Happens all the time to the best and edgiest. Easily preempted.

It is critical, at such times of Progressive Evolution – as new pathways and new directions are envisioned and conceived in response to the advances of time, of cultures geographic and demographic, of the wants & needs & interests of the bodies being served – that Leadership include at the table and throughout the conversation or workshop a faction of informed dissent.

Invite Dissent from the beginning. Listen to them. Hear them… Not a one-off hearing, but through the entire process.

In the vetting of any new idea, concept, approach or methodology – well before the expense and time of a Field Test, Launch or Redirectional Pivot; the scrutiny of articulate, acute dissent is vital prior to and through manifestation.

This can save vast amounts of money and time, human resources, backtracking and retrofitting…and embarrassment. Just sayin’.

We can guarantee that the spectrum of possible downsides perceived and voiced by Enlightened Dissent will likely be vastly different than those seen by an already Enthusiastically Supportive Majority.
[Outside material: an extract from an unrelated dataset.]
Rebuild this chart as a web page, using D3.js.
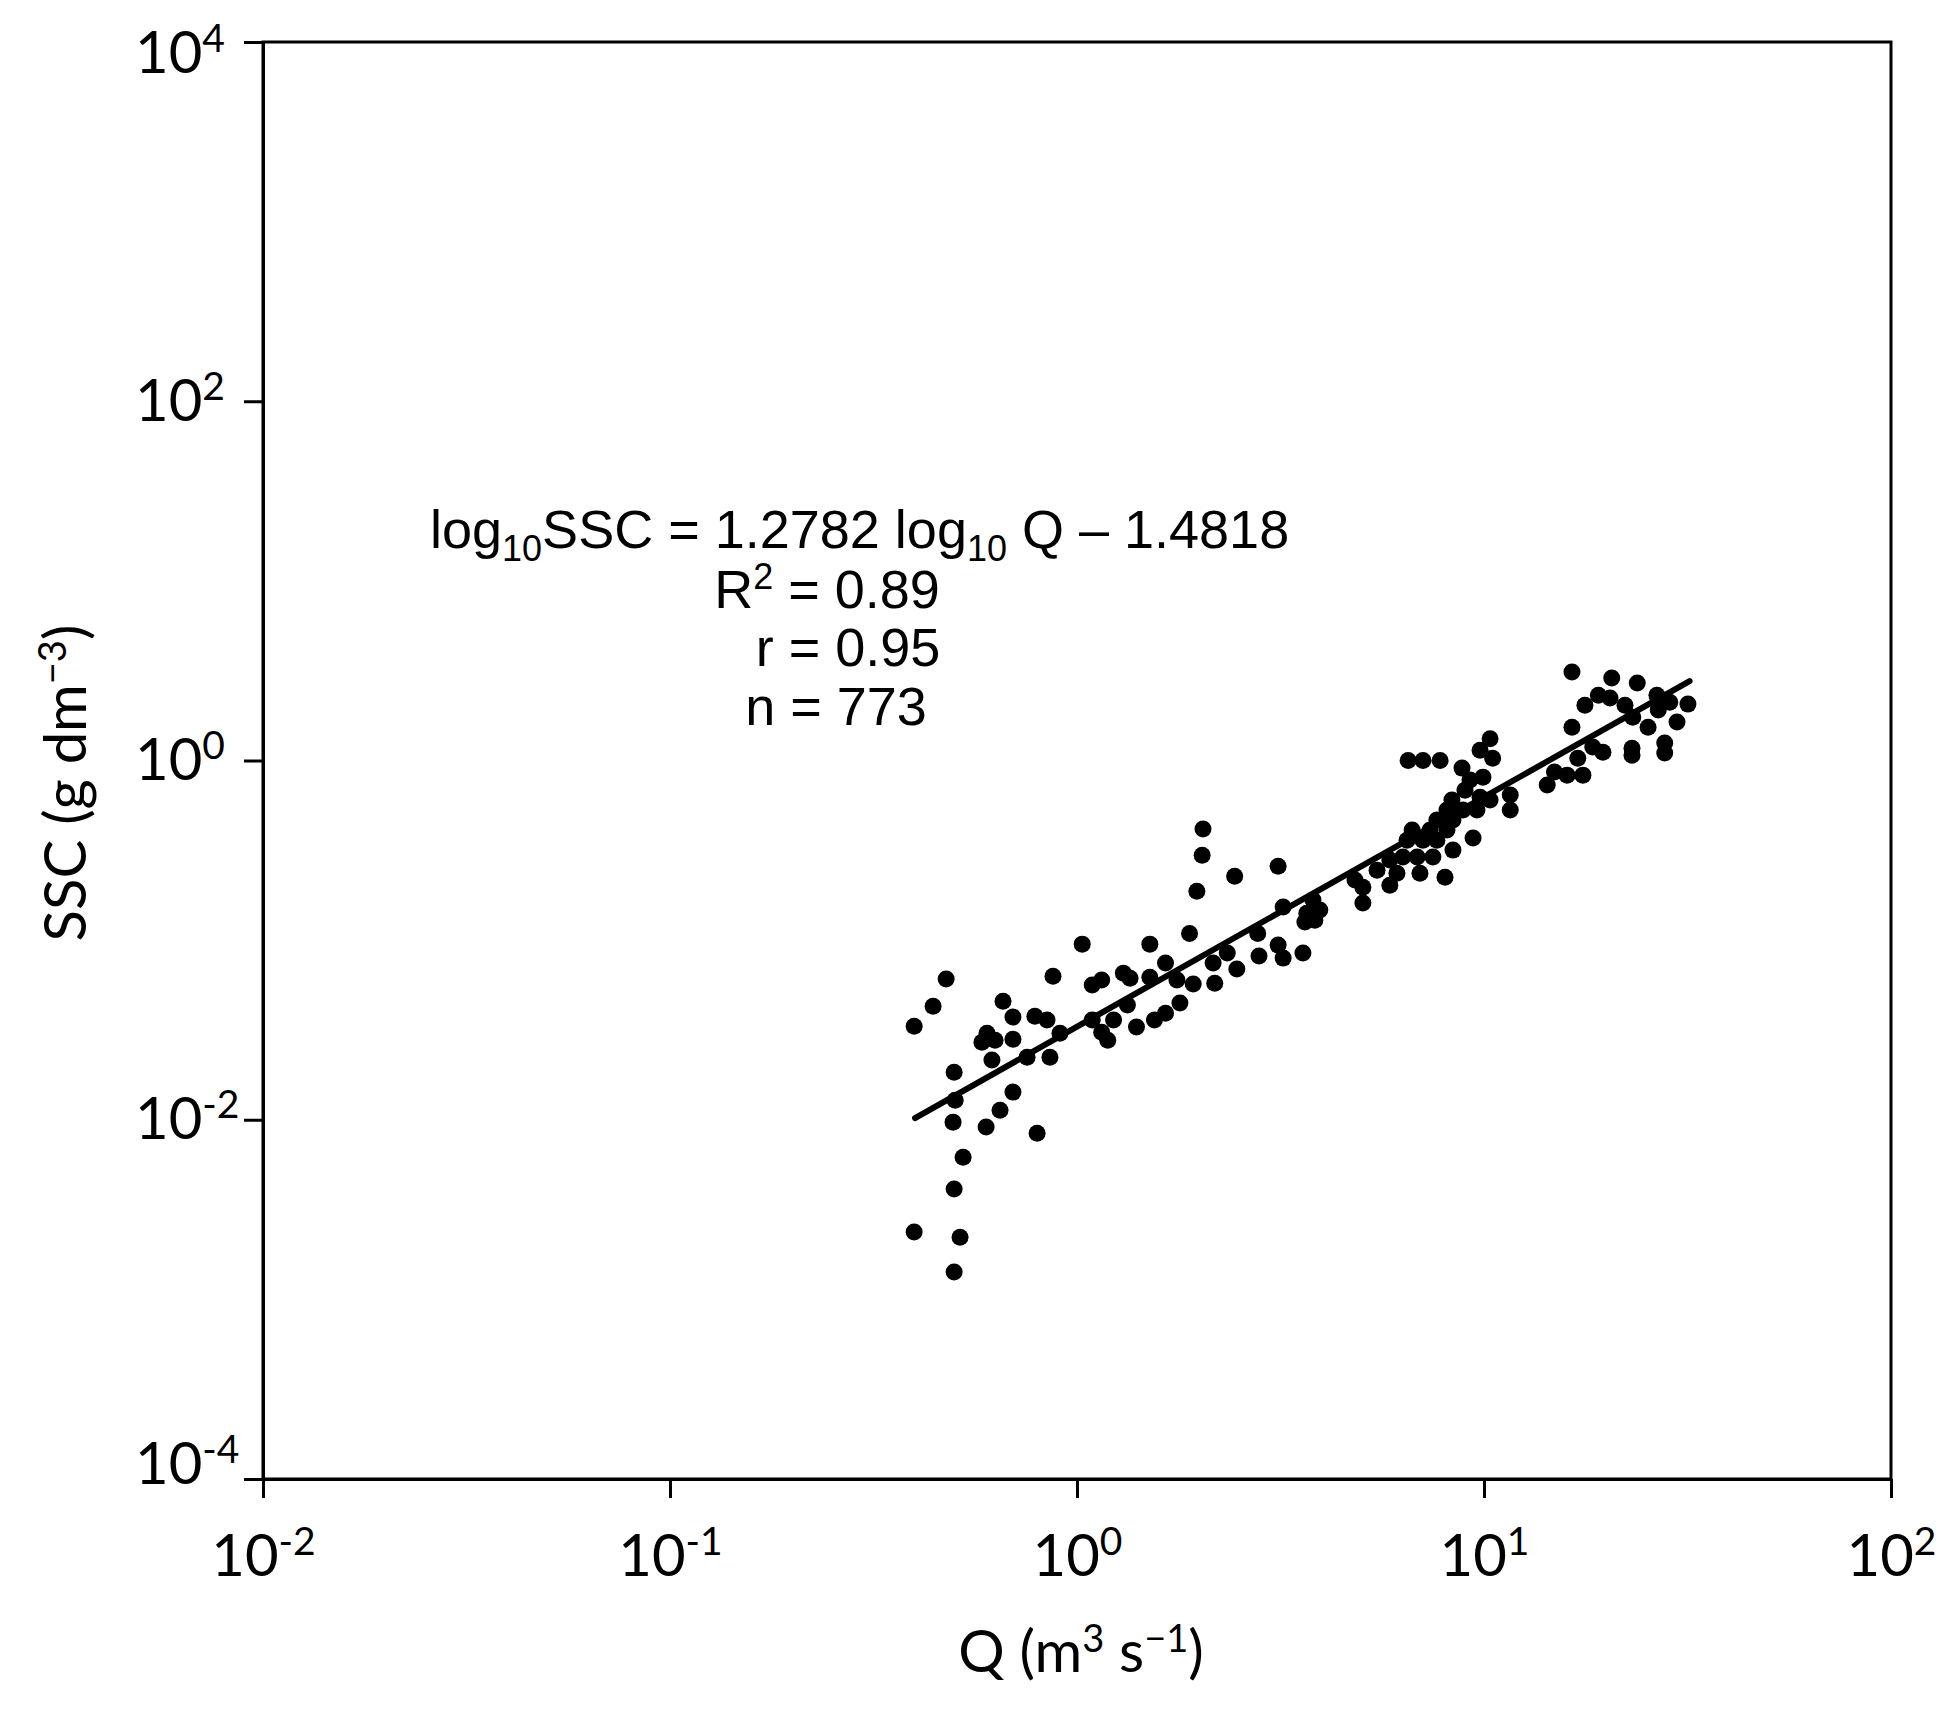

Therein lies the critical value. At the beginning is when this conversation is most valuable; when crafting The New Thing. To cut passionate critique from the conversation and process is to handicap and possibly inadvertently subvert the original intent and vision. 

“They’ll see that we are right in doing this…” is a risky, often deceptively unperceived limb on which to venture. Have those conversations before implementation; and keep them alive, step-by-step from ideation to completion.

You’ll have a far better product and be much more likely to make some positive history. Better to Listen and Hear before Going Public, n’est-çe pas?


Postscript Paragraph. 

The Writer’s Room is an apt metaphor for the crucible of advise and dissent that can create a complex, complicated and compelling story arc through sometimes intense debate and disagreement on the best path forward.